Here's one of my least favorite sentences ever- let's do some math. According to the CDC, these are the 10 highest causes of death for Americans in 2015.
Heart disease: 611,105
Cancer: 584,881
Chronic lower respiratory diseases: 149,205
Accidents (unintentional injuries): 130,557
Stroke (cerebrovascular diseases): 128,978
Alzheimer's disease: 84,767
Diabetes: 75,578
Influenza and Pneumonia: 56,979
Nephritis, nephrotic syndrome, and nephrosis: 47,112
Intentional self-harm (suicide): 41,149

You might notice that a common theme, and that theme has a lot of names. Some prefer “natural causes,” some prefer “diseases.” I personally prefer “shit that has nothing to do with terrorism.”  Call it what you want, but at least call it a problem.  And if the goal is to prevent loss of life, then we either have to start spending collective money on health services or invent some sort of hand-held weapon or ICBM we can use to kill diabetes.

But let's look at this another way. Maybe somebody who's reading this really doesn't care that people are dying from things we can prevent. Fine, then. Let's talk about the practical aspects of keeping people alive.

According to
data from The World Bank, the United States spent 17.1% of its GDP on healthcare spending. That equates to roughly 2.867 trillion dollars. By comparison, Italy, which was ranked the 2nd healthiest country by Bloomberg, spends about 9.1% of its total GDP on healthcare. (Simply put, Italy has a mixture of public/private healthcare, roughly the equivalent of a very popular public option.) It should be noted that the United States is ranked 33rd healthiest, according to that same study.

So forgive me for extrapolating, but hear me out: If we were to spend the same percentage as Italy, we'd save ourselves something along the lines of 1,324,676,187,000 dollars. That's more than the entire cost of the war in Iraq, in one fucking year. That's more than 4000 dollars for every single person in the country.

In review, that means if we implemented the exact same system they have in Italy, and spend the same percentage of our money, it means we'd be healthier, and we'd all be, on average, 4000 dollars richer. Is there any better reason to do anything?

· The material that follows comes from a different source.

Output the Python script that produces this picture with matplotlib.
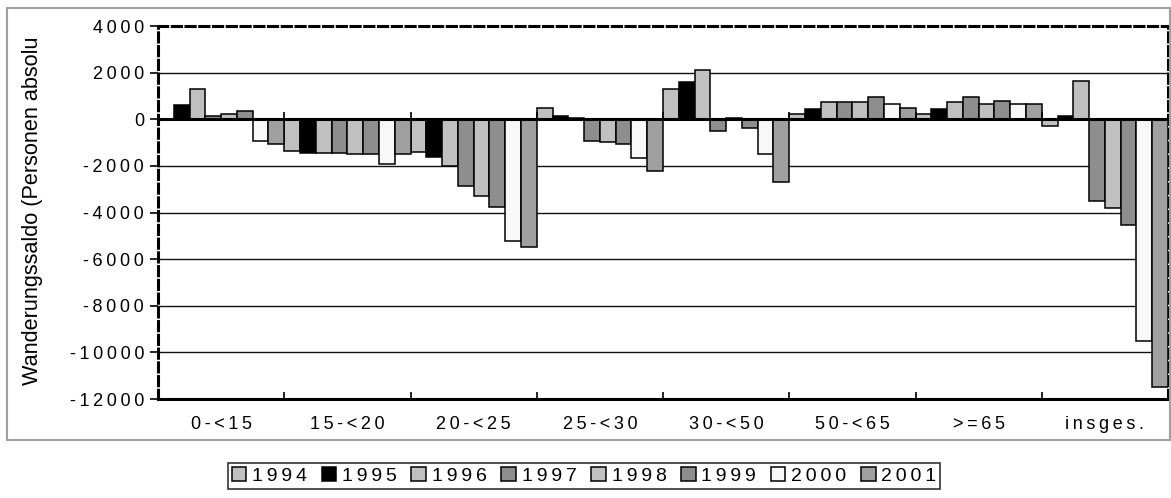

This is the infuriating part about listening to people drone on about the unreality of a Sander's health-care plan. Maybe the numbers don't add up
(they do). But if the plan sucks, but the goal attainable (per the dozens of countries that currently pull it off) then we're all under at least some variety of obligation (morality, fiscal sense, whatever) to figure out how to make it work.

And so, Krugman, to quote John Hartigan: "Breathe steady, old man.  Prove you're not completely useless."